Utterly fascinating scenario (based on Emma Donoghue’s novel, itself based on true events) where a young woman (Brie Larson) and her son (Jacob Tremblay) are kept imprisoned in a shed for years, keeping their sanity intact by constantly playing out the game of life in miniature. Don’t read anything else about it. Just see it.

Steve Jobs (2015) Boyle, Danny (USA) (1st viewing)

Holy crap, that guy was a dick.


Best of Enemies (2015) Gordon, Robert / Neville, Morgan (USA) (1st viewing)

Sterling look at Gore Vidal vs. William F. Buckley in their famed live debates during the 1968 presidential campaign.

Going Clear: Scientology and the Prison of Belief (2015) Gibney, Alex (USA) (1st viewing)

Seriously, who falls for this? I mean, I want to feel sorry for those who end up locked in rooms and abused and kept under the thumb of the secret society, but COME ON. IT’S THE DUMBEST CULT EVER.

2016 Totals to date: 23 films, 19 1st time views, 8 horror, 1 cinema



  1. Agreed on Brooklyn (zero suspense in third act), The Revenant, and The Big Short. Couldn't get on the same page with Room.

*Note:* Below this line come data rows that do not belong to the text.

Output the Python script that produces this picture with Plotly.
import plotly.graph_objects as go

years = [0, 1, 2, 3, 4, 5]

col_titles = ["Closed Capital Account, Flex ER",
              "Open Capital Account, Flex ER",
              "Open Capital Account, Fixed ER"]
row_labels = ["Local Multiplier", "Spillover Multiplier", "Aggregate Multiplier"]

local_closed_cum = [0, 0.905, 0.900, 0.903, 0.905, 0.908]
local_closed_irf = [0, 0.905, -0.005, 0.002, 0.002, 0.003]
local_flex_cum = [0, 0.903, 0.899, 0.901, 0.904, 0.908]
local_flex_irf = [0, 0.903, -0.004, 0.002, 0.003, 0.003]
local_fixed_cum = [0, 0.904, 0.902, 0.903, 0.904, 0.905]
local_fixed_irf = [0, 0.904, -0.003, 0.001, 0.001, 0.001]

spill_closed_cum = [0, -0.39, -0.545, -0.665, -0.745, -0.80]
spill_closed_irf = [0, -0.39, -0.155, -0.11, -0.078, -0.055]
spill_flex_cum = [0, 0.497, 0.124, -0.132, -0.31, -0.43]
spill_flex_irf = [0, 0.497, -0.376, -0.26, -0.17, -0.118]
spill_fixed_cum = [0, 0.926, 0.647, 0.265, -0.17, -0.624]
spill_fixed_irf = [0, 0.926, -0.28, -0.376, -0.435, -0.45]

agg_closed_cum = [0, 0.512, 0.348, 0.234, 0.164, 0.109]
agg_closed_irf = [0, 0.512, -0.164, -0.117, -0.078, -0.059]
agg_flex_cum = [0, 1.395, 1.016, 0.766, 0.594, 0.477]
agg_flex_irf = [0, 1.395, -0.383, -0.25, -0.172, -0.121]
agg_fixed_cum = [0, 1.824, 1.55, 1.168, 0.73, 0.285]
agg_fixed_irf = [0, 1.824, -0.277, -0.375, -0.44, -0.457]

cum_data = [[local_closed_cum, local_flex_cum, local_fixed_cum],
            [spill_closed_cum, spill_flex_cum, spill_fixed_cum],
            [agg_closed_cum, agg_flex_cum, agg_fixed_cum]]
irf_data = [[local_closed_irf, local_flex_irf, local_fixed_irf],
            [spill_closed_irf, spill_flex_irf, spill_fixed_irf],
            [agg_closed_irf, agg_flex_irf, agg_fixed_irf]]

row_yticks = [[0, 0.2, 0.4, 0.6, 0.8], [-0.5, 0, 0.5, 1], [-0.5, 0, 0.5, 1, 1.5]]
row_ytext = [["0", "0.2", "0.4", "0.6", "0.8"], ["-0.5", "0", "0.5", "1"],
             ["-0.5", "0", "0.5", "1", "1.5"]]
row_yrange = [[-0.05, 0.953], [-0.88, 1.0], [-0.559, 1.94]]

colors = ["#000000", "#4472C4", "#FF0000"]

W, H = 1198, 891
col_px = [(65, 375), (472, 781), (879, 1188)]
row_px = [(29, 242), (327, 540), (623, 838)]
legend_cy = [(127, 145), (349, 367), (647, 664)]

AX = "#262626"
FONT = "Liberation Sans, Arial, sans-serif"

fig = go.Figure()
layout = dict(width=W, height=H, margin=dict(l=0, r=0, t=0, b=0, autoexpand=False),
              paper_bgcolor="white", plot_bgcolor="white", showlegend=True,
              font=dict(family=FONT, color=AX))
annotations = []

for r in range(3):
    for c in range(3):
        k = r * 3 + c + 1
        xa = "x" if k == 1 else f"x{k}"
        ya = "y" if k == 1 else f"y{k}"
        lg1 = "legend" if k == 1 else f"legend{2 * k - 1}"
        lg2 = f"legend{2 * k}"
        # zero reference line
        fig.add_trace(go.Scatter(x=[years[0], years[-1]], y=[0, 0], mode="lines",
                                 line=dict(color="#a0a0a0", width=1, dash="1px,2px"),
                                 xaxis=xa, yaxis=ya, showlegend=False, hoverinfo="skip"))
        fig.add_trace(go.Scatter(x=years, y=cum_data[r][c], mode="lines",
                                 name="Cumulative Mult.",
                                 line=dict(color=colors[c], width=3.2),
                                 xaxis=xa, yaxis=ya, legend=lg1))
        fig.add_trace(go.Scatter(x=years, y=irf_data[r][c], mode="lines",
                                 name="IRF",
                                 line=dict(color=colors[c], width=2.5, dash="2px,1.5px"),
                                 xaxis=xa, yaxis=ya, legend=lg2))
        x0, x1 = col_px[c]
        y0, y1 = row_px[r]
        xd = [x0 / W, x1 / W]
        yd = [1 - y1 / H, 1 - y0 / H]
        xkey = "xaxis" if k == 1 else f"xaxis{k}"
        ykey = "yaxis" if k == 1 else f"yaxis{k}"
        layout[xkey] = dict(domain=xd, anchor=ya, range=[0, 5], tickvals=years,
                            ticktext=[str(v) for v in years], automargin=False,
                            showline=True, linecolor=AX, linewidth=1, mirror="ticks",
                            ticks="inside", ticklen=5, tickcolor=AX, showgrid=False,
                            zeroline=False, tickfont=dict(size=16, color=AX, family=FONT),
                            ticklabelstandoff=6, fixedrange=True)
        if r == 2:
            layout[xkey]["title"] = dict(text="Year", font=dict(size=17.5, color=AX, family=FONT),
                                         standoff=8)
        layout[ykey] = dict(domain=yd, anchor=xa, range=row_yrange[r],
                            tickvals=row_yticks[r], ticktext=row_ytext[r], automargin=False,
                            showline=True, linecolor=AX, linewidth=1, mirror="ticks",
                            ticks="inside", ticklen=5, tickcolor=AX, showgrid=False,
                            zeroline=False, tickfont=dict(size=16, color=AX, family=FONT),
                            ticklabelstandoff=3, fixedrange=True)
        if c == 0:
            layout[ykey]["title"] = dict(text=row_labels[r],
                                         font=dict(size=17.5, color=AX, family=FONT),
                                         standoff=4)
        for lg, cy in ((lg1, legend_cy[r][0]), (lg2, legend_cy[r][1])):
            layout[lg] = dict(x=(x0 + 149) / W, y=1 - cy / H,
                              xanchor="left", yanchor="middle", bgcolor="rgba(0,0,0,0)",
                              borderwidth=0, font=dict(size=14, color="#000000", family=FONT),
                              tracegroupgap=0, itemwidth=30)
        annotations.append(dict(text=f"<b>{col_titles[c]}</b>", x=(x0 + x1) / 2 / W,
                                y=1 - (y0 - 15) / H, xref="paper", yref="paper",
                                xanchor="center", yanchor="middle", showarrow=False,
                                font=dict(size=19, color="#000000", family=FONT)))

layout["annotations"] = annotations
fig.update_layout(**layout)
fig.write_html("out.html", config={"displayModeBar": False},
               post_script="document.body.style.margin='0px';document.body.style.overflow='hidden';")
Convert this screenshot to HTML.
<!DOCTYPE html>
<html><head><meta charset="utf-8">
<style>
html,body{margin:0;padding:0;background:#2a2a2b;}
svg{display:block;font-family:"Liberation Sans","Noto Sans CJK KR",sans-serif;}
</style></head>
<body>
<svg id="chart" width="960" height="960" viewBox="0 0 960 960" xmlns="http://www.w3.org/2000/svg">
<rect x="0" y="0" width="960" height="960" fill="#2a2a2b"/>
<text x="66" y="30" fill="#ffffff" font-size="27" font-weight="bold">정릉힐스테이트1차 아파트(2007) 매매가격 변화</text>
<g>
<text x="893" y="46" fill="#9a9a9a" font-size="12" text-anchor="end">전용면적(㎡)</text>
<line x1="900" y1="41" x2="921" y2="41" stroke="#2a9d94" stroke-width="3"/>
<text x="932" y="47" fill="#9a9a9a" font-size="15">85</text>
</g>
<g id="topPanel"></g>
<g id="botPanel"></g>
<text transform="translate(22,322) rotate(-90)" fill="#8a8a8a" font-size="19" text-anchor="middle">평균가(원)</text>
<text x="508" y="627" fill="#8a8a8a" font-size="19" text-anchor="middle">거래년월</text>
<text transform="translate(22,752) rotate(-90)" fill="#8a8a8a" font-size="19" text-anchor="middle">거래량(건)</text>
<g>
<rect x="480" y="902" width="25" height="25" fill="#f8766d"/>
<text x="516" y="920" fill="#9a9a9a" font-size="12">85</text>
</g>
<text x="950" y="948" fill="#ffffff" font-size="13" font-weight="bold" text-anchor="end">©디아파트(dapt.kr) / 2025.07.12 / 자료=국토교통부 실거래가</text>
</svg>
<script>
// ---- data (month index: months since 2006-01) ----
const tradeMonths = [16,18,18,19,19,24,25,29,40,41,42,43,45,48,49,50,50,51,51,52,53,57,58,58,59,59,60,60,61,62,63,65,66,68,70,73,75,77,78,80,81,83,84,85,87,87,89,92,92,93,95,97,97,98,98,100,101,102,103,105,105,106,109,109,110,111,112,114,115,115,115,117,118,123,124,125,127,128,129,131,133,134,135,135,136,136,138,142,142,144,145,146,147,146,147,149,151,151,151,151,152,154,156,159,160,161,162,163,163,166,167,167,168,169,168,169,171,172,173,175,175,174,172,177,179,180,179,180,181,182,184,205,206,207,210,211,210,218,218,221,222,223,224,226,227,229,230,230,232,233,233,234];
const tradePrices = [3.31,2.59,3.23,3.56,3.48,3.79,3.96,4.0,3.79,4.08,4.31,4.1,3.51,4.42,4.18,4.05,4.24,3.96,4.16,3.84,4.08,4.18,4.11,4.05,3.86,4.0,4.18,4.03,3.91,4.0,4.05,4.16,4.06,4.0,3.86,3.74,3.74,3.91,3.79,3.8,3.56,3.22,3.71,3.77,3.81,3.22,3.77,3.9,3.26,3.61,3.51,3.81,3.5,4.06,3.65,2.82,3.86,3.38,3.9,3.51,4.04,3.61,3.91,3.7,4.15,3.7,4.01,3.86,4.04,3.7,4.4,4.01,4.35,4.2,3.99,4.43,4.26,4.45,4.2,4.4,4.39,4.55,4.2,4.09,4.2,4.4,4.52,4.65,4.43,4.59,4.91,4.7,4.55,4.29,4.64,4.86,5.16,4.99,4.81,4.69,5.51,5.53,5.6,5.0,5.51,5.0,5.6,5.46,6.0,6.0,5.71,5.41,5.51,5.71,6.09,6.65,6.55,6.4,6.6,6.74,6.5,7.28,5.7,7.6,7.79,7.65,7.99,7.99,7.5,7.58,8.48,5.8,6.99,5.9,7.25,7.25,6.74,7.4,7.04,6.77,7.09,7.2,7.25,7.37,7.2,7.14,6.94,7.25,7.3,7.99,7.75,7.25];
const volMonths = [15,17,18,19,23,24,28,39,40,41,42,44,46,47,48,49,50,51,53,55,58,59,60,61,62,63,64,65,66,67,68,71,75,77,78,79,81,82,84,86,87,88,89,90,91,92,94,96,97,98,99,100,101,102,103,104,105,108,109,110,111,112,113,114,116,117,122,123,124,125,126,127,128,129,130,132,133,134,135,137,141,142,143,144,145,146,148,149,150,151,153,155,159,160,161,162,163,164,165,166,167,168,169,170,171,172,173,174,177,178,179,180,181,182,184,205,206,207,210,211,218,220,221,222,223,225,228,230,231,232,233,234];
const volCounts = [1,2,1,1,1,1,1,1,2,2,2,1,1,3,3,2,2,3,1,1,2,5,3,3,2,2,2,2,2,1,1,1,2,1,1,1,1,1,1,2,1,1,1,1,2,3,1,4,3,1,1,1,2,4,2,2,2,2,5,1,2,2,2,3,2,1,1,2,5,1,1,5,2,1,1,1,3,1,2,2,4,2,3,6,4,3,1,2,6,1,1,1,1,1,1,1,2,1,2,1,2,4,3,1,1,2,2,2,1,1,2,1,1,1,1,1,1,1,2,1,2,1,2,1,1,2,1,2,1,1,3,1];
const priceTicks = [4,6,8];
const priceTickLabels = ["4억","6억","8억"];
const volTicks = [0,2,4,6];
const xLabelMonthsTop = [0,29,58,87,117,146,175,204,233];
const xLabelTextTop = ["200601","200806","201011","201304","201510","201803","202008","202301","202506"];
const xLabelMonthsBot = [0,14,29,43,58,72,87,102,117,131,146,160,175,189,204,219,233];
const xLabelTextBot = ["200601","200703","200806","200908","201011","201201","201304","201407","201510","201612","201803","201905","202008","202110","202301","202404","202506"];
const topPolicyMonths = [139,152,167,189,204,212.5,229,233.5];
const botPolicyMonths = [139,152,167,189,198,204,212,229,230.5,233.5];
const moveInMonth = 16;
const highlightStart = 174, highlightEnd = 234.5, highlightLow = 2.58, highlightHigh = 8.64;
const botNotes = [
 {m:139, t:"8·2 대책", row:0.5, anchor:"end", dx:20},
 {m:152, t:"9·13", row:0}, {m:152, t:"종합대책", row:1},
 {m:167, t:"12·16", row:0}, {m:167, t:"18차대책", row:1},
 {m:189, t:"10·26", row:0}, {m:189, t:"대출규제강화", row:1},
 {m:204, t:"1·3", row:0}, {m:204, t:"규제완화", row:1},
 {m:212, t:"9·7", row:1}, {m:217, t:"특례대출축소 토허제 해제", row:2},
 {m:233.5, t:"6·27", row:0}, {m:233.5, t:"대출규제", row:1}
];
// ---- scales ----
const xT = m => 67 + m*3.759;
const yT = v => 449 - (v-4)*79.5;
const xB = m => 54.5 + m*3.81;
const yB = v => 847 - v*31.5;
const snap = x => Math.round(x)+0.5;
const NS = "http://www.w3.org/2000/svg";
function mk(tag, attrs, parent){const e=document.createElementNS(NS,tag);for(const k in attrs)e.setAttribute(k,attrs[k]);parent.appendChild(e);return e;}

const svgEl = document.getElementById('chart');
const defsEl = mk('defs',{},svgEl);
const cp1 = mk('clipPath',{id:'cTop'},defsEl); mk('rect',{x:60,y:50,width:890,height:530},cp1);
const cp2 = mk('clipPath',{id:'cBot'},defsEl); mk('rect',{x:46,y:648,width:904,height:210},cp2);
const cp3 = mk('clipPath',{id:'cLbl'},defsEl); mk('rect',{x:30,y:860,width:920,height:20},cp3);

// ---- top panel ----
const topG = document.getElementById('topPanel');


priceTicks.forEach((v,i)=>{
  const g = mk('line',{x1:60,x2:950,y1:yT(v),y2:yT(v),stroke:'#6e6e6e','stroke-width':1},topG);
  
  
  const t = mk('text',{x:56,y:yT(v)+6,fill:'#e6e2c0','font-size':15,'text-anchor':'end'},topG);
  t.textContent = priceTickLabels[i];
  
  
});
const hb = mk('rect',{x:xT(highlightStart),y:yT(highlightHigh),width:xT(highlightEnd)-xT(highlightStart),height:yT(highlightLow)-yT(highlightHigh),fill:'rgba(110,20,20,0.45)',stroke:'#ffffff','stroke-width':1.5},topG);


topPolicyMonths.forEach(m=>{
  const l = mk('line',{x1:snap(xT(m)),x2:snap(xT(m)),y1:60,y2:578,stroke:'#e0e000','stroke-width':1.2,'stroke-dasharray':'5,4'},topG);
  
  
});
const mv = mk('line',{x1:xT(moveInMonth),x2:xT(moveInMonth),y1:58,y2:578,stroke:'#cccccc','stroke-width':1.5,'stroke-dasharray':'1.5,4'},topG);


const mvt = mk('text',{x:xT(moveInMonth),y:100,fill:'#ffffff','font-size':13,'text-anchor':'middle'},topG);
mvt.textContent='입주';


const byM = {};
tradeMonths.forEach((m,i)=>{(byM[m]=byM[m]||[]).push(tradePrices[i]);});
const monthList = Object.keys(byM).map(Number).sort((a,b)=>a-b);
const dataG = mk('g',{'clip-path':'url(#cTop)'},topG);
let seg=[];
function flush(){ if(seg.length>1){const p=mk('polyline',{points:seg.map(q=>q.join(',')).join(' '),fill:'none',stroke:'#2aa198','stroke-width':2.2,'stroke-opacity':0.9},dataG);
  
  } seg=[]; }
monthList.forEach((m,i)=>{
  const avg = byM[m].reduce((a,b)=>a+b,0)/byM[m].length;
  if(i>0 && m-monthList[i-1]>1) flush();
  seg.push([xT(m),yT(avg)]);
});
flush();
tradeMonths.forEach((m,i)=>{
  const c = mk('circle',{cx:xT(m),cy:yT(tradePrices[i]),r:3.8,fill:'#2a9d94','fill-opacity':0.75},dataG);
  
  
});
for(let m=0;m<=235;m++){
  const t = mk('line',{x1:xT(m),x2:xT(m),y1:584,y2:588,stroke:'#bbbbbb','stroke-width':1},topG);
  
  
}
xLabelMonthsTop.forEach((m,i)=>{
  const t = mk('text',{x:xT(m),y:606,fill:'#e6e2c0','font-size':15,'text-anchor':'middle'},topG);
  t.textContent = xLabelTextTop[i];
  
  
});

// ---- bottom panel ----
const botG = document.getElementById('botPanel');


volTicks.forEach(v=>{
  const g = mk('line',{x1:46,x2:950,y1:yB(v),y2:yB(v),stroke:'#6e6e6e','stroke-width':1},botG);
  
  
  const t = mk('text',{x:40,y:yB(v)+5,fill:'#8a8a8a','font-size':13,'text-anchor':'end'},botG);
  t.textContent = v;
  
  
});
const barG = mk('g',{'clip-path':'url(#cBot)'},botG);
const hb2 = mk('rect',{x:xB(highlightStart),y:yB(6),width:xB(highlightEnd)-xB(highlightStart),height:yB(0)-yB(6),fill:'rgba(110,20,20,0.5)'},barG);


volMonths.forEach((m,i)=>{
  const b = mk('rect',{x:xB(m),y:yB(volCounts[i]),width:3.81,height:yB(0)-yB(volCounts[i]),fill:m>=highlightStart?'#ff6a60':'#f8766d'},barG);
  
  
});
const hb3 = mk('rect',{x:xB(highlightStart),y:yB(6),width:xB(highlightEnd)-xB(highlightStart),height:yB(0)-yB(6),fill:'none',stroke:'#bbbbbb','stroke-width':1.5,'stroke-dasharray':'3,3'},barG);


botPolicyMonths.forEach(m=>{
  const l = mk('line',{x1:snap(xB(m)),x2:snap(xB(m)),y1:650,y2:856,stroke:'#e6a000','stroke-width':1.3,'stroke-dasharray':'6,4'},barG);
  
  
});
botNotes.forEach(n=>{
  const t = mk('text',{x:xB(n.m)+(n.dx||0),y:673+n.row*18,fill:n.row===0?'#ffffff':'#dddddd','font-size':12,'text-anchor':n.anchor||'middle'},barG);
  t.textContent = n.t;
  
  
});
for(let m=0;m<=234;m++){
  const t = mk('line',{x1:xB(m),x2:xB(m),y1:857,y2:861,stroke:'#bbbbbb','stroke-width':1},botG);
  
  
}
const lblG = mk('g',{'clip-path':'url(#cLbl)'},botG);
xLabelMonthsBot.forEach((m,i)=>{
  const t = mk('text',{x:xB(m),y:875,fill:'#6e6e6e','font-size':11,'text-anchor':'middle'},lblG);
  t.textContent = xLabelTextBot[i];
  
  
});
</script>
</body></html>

  2. Hey there, Mike! Sorry for the delay in responding - it's been pretty quiet over here at the Doc's office. It's funny you say that there was no suspense in the 3rd act of Brooklyn, because both the femalien and I were genuinely unsure as to what our main protagonist was going to do. Not that it really increased my investment in the situation, because I'd already decided that I didn't like her for leading either of the fellas on.

    I dug ROOM, but I can see it not being for everyone. Surprised it connected with as wide an audience as it did, however. Would have never figured it for anything other than a little indie gem that a handful of people saw.